Moody High School teachers utilize a variety of instructional strategies, including direct/whole group instruction, small group instruction, performance assessments, cooperative learning, online instruction and project/problem based learning. Project based learning is a foundational instructional strategy, designed to create deeper understanding of curriculum standards.
The project-based learning (PBL) process allows learning to be a personal experience for every student. Students drive the inquiry process through problem solving, research, and reflection centered around a guiding question or problem. Learning is hands-on using essential tools like Chromebooks to provide access to global resources along with the ability to create and design realistic products and presentations that reflect a deeper learning of content. Students develop solutions through inquiry, collaboration, and questioning. Within the development of projects, there is some degree of student voice and choice to design the path of learning. Students also learn to work in groups to establish group norms, individual contributions, and expected learning outcomes. Learning becomes personal as each individual enhances the group with their specific areas of expertise and interests. Given the ability to make choices and use their voice, students become more engaged in learning.
Moody High School faculty members guide students through difficult and complex tasks. PBL challenges teachers to design innovative, meaningful projects that interest learners. With the teacher as a facilitator of learning, students apply knowledge and skills to solve relevant problems. In project based learning, teachers are partners in learning, available to guide and facilitate the learning process focused on student inquiry.
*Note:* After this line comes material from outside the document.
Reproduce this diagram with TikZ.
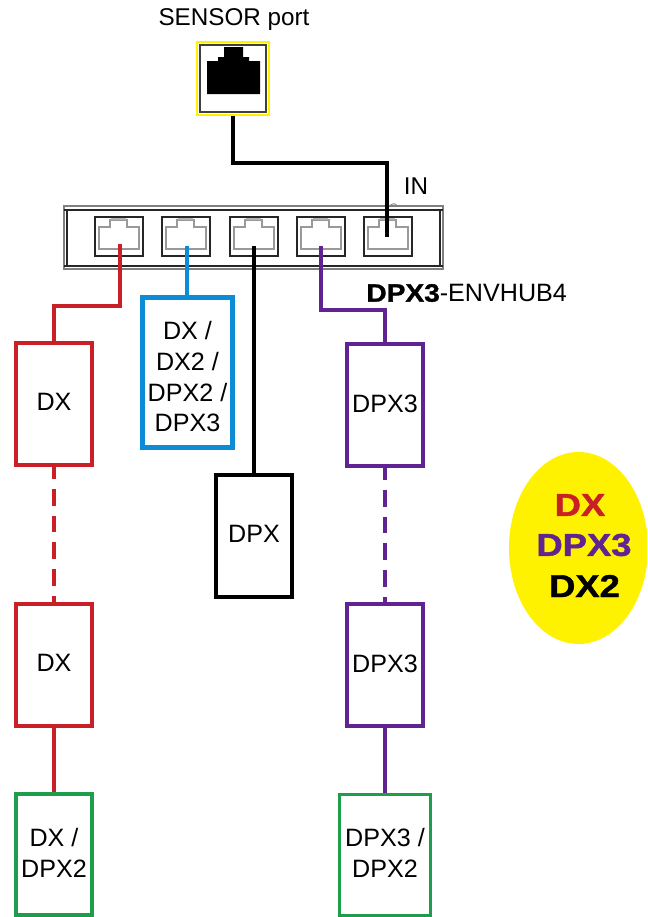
\documentclass[tikz,border=0pt]{standalone}
\usepackage{fontspec}
\setmainfont{Liberation Sans}
\newfontfamily\heavyfont[FakeBold=1.2]{Liberation Sans Bold}
\usetikzlibrary{shapes.geometric}
\definecolor{wireRed}{RGB}{200, 32, 38}
\definecolor{wireBlue}{RGB}{10, 140, 214}
\definecolor{wirePurple}{RGB}{96, 36, 146}
\definecolor{wireGreen}{RGB}{30, 158, 74}
\definecolor{signYellow}{RGB}{255, 242, 0}
\tikzset{
  unitbox/.style={draw, line width=2pt, fill=white, minimum width=1.53cm, minimum height=2.44cm,
    inner sep=0pt, align=center, text depth=2pt, font=\fontsize{14.3}{17.5}\selectfont},
  greenbox/.style={unitbox, draw=wireGreen, minimum height=2.42cm},
  wire/.style={line width=2pt},
  dashwire/.style={wire, dash pattern=on 9.6pt off 5.7pt, dash phase=2.8pt},
  portbox/.style={draw=black!85, line width=1pt, minimum width=0.97cm, minimum height=0.78cm, inner sep=0pt},
  signtext/.style={font=\fontsize{18}{22}\heavyfont, inner sep=0pt},
  plain/.style={font=\fontsize{13.8}{17}\selectfont, inner sep=0pt}
}
\begin{document}
\begin{tikzpicture}[x=0.02cm, y=-0.02cm]
        \useasboundingbox (0,0) rectangle (647,917);
        \clip (0,0) rectangle (647,917);

        % Sensor port
        \node[plain] (sensorlabel) at (234,20) {SENSOR port};
        \node[draw=signYellow, fill=white, line width=1.2pt, minimum width=1.44cm, minimum height=1.46cm, inner sep=0pt] (sensor) at (233,78.5) {};
        \draw[black!75, line width=1pt] (200,45) rectangle (266,112);
        \fill[black] (207,94) -- (207,61) -- (218,61) -- (218,57) -- (224,57) -- (224,47) -- (243,47)
          -- (243,57) -- (249,57) -- (249,61) -- (260,61) -- (260,94) -- cycle;

        % Hub
        \draw[black!50, line width=0.8pt] (64,206) rectangle (443,269);
        \draw[black!85, line width=0.8pt] (67,210) rectangle (440,266);
        \draw[black!50, line width=0.5pt] (390,206) .. controls (392,203) and (396,203) .. (397,206);
        \draw[black!85, line width=0.8pt] (64,210) -- (67,210) (64,266) -- (67,266) (440,210) -- (443,210) (440,266) -- (443,266);

        % Ports
        \foreach \px/\pname in {119/dx, 186/any, 254/dpx, 321/three, 388/in} {
          \node[portbox] (port\pname) at (\px,236.5) {};
          \draw[black!40, line width=1.1pt] (\px-20,249) -- (\px-20,227) -- (\px-9,227) -- (\px-9,220)
            -- (\px+8,220) -- (\px+8,227) -- (\px+20,227) -- (\px+20,249) -- cycle;
          \fill[black!30] (\px-8,217.5) rectangle (\px+7,220);
        }

        % End points inside the ports
        \coordinate (wiredx) at (120,244);
        \coordinate (wireany) at (187,246);
        \coordinate (wiredpx) at (254,246);
        \coordinate (wirethree) at (321,246);
        \coordinate (wirein) at (387,237);

        % Left chain
        \node[unitbox, draw=wireRed] (dxa) at (54,404) {DX};
        \node[unitbox, draw=wireRed] (dxb) at (54,665) {DX};
        \node[greenbox] (dxc) at (54,854.5) {DX /\\DPX2};

        % Second and third port
        \node[unitbox, draw=wireBlue, line width=2.4pt, minimum width=1.8cm, minimum height=3.0cm] (mixed) at (187.5,372.5) {\rule{0pt}{17pt}DX /\\DX2 /\\DPX2 /\\DPX3};
        \node[unitbox, draw=black] (dpx) at (254,536) {DPX};

        % Right chain
        \node[unitbox, draw=wirePurple] (threea) at (385,405) {DPX3};
        \node[unitbox, draw=wirePurple] (threeb) at (385,665) {DPX3};
        \node[greenbox, minimum width=1.82cm] (threec) at (385,855) {DPX3 /\\DPX2};

        % Wires
        \draw[wire] (sensor.south) |- (300,163) -| (wirein);
        \draw[wire, wireRed] (wiredx) -- (120,306) -| (dxa.north);
        \draw[wire, wireBlue] (wireany) -- (mixed.north -| wireany);
        \draw[wire] (wiredpx) -- (dpx.north);
        \draw[wire, wirePurple] (wirethree) -- (321,310) -| (threea.north);
        \draw[dashwire, wireRed] (dxa.south) -- (dxb.north);
        \draw[wire, wireRed] (dxb.south) -- (dxc.north);
        \draw[dashwire, wirePurple] (threea.south) -- (threeb.north);
        \draw[wire, wirePurple] (threeb.south) -- (threec.north);

        % Hub labels
        \node[plain] (inlabel) at (416,186) {IN};
        \node[plain, font=\fontsize{14.3}{17}\selectfont, anchor=west] (hublabel) at (366,293) {\scalebox{1.12}[1]{\heavyfont DPX3}-ENVHUB4};

        % Sign
        \node[ellipse, fill=signYellow, minimum width=2.78cm, minimum height=3.84cm, inner sep=0pt] (sign) at (578.5,548) {};
        \node[signtext, text=wireRed] (signdx) at (580,505) {\scalebox{1.15}[1]{DX}};
        \node[signtext, text=wirePurple] (signthree) at (584,545) {\scalebox{1.15}[1]{DPX3}};
        \node[signtext] (signtwo) at (584.5,586) {\scalebox{1.15}[1]{DX2}};
    \end{tikzpicture}
\end{document}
Innovative and rigorous curriculum, designed to leverage technology, serves as the cornerstone for student projects. Inquiry-based project design expects students to seek knowledge enhanced by their personal interests. With projects centered around a driving question or challenge, students’ access to technology is essential to support their research needs. With the 1:1 technology initiative on the campus, students can use Chromebooks to research, create, and design projects while collaborating with one another.